TO DO
Type out the complete listing below word for word, without its pictures.

RECORDED INFORMATION
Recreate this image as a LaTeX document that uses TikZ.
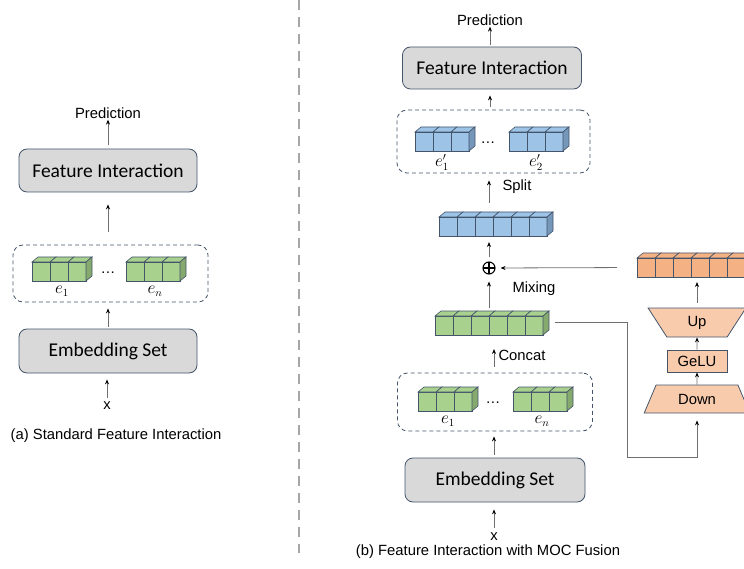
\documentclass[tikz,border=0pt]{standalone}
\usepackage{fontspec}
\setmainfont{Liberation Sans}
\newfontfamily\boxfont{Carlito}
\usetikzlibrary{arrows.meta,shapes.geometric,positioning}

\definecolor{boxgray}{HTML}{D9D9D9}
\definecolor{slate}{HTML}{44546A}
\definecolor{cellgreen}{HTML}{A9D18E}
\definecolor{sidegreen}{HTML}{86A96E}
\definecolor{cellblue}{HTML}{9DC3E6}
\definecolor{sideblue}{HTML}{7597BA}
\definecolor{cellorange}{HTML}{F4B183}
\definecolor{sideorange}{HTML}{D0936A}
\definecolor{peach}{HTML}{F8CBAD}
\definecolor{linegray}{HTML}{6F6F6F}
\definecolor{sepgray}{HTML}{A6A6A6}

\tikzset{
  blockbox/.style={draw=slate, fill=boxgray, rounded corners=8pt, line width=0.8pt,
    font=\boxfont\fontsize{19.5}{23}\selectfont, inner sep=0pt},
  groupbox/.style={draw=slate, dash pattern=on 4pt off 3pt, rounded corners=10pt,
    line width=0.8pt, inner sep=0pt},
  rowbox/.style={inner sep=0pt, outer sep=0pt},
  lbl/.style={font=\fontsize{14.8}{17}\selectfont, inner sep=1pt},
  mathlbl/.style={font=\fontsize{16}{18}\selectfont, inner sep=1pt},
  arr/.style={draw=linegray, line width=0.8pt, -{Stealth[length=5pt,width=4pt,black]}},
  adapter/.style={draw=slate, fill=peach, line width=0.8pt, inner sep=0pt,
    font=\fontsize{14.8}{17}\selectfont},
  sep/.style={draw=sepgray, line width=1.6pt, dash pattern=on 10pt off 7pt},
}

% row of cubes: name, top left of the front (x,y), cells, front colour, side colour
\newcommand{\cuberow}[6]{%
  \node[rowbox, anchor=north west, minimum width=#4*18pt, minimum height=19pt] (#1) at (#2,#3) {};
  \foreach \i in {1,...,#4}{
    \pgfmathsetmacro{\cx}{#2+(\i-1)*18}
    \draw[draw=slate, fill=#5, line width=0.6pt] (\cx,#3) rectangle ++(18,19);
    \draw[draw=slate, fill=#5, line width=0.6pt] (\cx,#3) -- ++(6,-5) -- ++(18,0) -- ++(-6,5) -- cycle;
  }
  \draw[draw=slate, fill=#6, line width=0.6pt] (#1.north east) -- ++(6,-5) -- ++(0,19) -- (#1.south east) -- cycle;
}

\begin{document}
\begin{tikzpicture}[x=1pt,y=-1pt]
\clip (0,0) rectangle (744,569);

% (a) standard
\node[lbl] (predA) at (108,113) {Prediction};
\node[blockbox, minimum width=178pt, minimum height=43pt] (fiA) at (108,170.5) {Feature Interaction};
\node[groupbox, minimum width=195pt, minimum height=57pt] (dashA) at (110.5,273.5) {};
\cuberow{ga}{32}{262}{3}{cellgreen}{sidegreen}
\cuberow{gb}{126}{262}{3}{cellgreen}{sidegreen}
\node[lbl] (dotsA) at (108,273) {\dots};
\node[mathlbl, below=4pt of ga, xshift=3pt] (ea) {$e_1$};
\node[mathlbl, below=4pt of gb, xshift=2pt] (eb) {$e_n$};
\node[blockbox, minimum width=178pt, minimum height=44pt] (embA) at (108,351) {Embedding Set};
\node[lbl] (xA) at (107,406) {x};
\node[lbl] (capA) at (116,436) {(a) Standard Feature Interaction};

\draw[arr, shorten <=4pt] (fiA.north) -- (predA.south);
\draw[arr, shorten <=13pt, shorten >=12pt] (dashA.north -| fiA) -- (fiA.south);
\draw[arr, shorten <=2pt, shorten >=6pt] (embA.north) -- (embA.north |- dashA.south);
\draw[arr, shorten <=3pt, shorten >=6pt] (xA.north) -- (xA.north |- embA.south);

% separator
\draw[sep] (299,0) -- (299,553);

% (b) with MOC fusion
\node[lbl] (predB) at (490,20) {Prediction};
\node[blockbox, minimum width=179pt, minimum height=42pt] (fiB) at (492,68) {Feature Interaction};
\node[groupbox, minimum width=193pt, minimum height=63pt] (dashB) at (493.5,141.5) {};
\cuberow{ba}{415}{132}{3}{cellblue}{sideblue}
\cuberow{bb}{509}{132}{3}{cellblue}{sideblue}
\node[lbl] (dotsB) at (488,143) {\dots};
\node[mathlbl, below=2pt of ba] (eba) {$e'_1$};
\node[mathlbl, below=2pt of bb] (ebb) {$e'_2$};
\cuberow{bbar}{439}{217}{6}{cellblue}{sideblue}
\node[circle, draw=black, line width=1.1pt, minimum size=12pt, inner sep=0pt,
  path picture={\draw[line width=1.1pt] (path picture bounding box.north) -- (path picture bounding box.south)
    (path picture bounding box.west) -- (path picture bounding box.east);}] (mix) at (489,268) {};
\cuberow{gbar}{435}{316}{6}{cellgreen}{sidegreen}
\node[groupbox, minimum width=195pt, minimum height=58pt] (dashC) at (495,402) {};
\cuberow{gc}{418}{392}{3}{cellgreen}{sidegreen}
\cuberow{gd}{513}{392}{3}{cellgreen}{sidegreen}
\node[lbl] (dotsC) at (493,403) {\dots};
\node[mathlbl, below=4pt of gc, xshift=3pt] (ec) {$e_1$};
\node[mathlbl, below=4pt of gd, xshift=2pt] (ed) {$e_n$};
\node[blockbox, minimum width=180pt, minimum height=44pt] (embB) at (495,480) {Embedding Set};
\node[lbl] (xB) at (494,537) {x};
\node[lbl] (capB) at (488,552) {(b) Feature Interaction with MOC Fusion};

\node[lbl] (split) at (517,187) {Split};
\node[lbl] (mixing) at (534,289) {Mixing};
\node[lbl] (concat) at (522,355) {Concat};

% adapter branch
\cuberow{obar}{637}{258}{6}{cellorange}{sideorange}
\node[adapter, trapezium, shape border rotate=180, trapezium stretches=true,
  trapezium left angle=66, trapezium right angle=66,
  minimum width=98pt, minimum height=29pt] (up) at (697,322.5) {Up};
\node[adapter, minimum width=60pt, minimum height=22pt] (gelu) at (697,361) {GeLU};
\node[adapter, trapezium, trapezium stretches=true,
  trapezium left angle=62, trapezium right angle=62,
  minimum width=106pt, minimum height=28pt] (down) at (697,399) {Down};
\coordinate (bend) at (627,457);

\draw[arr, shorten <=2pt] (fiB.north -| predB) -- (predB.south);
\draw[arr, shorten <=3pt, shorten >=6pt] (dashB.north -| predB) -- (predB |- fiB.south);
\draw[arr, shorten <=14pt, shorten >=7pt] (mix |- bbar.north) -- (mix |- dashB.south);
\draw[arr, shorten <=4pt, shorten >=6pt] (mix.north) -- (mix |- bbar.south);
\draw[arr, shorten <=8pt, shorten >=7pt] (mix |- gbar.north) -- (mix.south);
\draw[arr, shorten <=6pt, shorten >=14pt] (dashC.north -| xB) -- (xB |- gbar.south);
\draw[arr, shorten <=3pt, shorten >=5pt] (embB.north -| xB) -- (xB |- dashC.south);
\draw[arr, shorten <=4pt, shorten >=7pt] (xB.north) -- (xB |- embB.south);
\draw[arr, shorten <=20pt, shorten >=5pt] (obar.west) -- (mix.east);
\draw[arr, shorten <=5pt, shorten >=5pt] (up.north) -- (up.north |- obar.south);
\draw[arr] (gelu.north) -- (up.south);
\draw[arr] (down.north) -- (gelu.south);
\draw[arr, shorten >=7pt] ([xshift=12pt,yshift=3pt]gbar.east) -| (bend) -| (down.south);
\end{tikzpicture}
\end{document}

ANSWER TO THIS PROBLEM
Recreate this image as a LaTeX document that uses TikZ.
\documentclass[tikz,border=0pt]{standalone}
\usepackage{fontspec}
\setmainfont{Liberation Sans}
\newfontfamily\boxfont{Carlito}
\usetikzlibrary{arrows.meta,shapes.geometric,positioning}

\definecolor{boxgray}{HTML}{D9D9D9}
\definecolor{slate}{HTML}{44546A}
\definecolor{cellgreen}{HTML}{A9D18E}
\definecolor{sidegreen}{HTML}{86A96E}
\definecolor{cellblue}{HTML}{9DC3E6}
\definecolor{sideblue}{HTML}{7597BA}
\definecolor{cellorange}{HTML}{F4B183}
\definecolor{sideorange}{HTML}{D0936A}
\definecolor{peach}{HTML}{F8CBAD}
\definecolor{linegray}{HTML}{6F6F6F}
\definecolor{sepgray}{HTML}{A6A6A6}

\tikzset{
  blockbox/.style={draw=slate, fill=boxgray, rounded corners=8pt, line width=0.8pt,
    font=\boxfont\fontsize{19.5}{23}\selectfont, inner sep=0pt},
  groupbox/.style={draw=slate, dash pattern=on 4pt off 3pt, rounded corners=10pt,
    line width=0.8pt, inner sep=0pt},
  rowbox/.style={inner sep=0pt, outer sep=0pt},
  lbl/.style={font=\fontsize{14.8}{17}\selectfont, inner sep=1pt},
  mathlbl/.style={font=\fontsize{16}{18}\selectfont, inner sep=1pt},
  arr/.style={draw=linegray, line width=0.8pt, -{Stealth[length=5pt,width=4pt,black]}},
  adapter/.style={draw=slate, fill=peach, line width=0.8pt, inner sep=0pt,
    font=\fontsize{14.8}{17}\selectfont},
  sep/.style={draw=sepgray, line width=1.6pt, dash pattern=on 10pt off 7pt},
}

% row of cubes: name, top left of the front (x,y), cells, front colour, side colour
\newcommand{\cuberow}[6]{%
  \node[rowbox, anchor=north west, minimum width=#4*18pt, minimum height=19pt] (#1) at (#2,#3) {};
  \foreach \i in {1,...,#4}{
    \pgfmathsetmacro{\cx}{#2+(\i-1)*18}
    \draw[draw=slate, fill=#5, line width=0.6pt] (\cx,#3) rectangle ++(18,19);
    \draw[draw=slate, fill=#5, line width=0.6pt] (\cx,#3) -- ++(6,-5) -- ++(18,0) -- ++(-6,5) -- cycle;
  }
  \draw[draw=slate, fill=#6, line width=0.6pt] (#1.north east) -- ++(6,-5) -- ++(0,19) -- (#1.south east) -- cycle;
}

\begin{document}
\begin{tikzpicture}[x=1pt,y=-1pt]
\clip (0,0) rectangle (744,569);

% (a) standard
\node[lbl] (predA) at (108,113) {Prediction};
\node[blockbox, minimum width=178pt, minimum height=43pt] (fiA) at (108,170.5) {Feature Interaction};
\node[groupbox, minimum width=195pt, minimum height=57pt] (dashA) at (110.5,273.5) {};
\cuberow{ga}{32}{262}{3}{cellgreen}{sidegreen}
\cuberow{gb}{126}{262}{3}{cellgreen}{sidegreen}
\node[lbl] (dotsA) at (108,273) {\dots};
\node[mathlbl, below=4pt of ga, xshift=3pt] (ea) {$e_1$};
\node[mathlbl, below=4pt of gb, xshift=2pt] (eb) {$e_n$};
\node[blockbox, minimum width=178pt, minimum height=44pt] (embA) at (108,351) {Embedding Set};
\node[lbl] (xA) at (107,406) {x};
\node[lbl] (capA) at (116,436) {(a) Standard Feature Interaction};

\draw[arr, shorten <=4pt] (fiA.north) -- (predA.south);
\draw[arr, shorten <=13pt, shorten >=12pt] (dashA.north -| fiA) -- (fiA.south);
\draw[arr, shorten <=2pt, shorten >=6pt] (embA.north) -- (embA.north |- dashA.south);
\draw[arr, shorten <=3pt, shorten >=6pt] (xA.north) -- (xA.north |- embA.south);

% separator
\draw[sep] (299,0) -- (299,553);

% (b) with MOC fusion
\node[lbl] (predB) at (490,20) {Prediction};
\node[blockbox, minimum width=179pt, minimum height=42pt] (fiB) at (492,68) {Feature Interaction};
\node[groupbox, minimum width=193pt, minimum height=63pt] (dashB) at (493.5,141.5) {};
\cuberow{ba}{415}{132}{3}{cellblue}{sideblue}
\cuberow{bb}{509}{132}{3}{cellblue}{sideblue}
\node[lbl] (dotsB) at (488,143) {\dots};
\node[mathlbl, below=2pt of ba] (eba) {$e'_1$};
\node[mathlbl, below=2pt of bb] (ebb) {$e'_2$};
\cuberow{bbar}{439}{217}{6}{cellblue}{sideblue}
\node[circle, draw=black, line width=1.1pt, minimum size=12pt, inner sep=0pt,
  path picture={\draw[line width=1.1pt] (path picture bounding box.north) -- (path picture bounding box.south)
    (path picture bounding box.west) -- (path picture bounding box.east);}] (mix) at (489,268) {};
\cuberow{gbar}{435}{316}{6}{cellgreen}{sidegreen}
\node[groupbox, minimum width=195pt, minimum height=58pt] (dashC) at (495,402) {};
\cuberow{gc}{418}{392}{3}{cellgreen}{sidegreen}
\cuberow{gd}{513}{392}{3}{cellgreen}{sidegreen}
\node[lbl] (dotsC) at (493,403) {\dots};
\node[mathlbl, below=4pt of gc, xshift=3pt] (ec) {$e_1$};
\node[mathlbl, below=4pt of gd, xshift=2pt] (ed) {$e_n$};
\node[blockbox, minimum width=180pt, minimum height=44pt] (embB) at (495,480) {Embedding Set};
\node[lbl] (xB) at (494,537) {x};
\node[lbl] (capB) at (488,552) {(b) Feature Interaction with MOC Fusion};

\node[lbl] (split) at (517,187) {Split};
\node[lbl] (mixing) at (534,289) {Mixing};
\node[lbl] (concat) at (522,355) {Concat};

% adapter branch
\cuberow{obar}{637}{258}{6}{cellorange}{sideorange}
\node[adapter, trapezium, shape border rotate=180, trapezium stretches=true,
  trapezium left angle=66, trapezium right angle=66,
  minimum width=98pt, minimum height=29pt] (up) at (697,322.5) {Up};
\node[adapter, minimum width=60pt, minimum height=22pt] (gelu) at (697,361) {GeLU};
\node[adapter, trapezium, trapezium stretches=true,
  trapezium left angle=62, trapezium right angle=62,
  minimum width=106pt, minimum height=28pt] (down) at (697,399) {Down};
\coordinate (bend) at (627,457);

\draw[arr, shorten <=2pt] (fiB.north -| predB) -- (predB.south);
\draw[arr, shorten <=3pt, shorten >=6pt] (dashB.north -| predB) -- (predB |- fiB.south);
\draw[arr, shorten <=14pt, shorten >=7pt] (mix |- bbar.north) -- (mix |- dashB.south);
\draw[arr, shorten <=4pt, shorten >=6pt] (mix.north) -- (mix |- bbar.south);
\draw[arr, shorten <=8pt, shorten >=7pt] (mix |- gbar.north) -- (mix.south);
\draw[arr, shorten <=6pt, shorten >=14pt] (dashC.north -| xB) -- (xB |- gbar.south);
\draw[arr, shorten <=3pt, shorten >=5pt] (embB.north -| xB) -- (xB |- dashC.south);
\draw[arr, shorten <=4pt, shorten >=7pt] (xB.north) -- (xB |- embB.south);
\draw[arr, shorten <=20pt, shorten >=5pt] (obar.west) -- (mix.east);
\draw[arr, shorten <=5pt, shorten >=5pt] (up.north) -- (up.north |- obar.south);
\draw[arr] (gelu.north) -- (up.south);
\draw[arr] (down.north) -- (gelu.south);
\draw[arr, shorten >=7pt] ([xshift=12pt,yshift=3pt]gbar.east) -| (bend) -| (down.south);
\end{tikzpicture}
\end{document}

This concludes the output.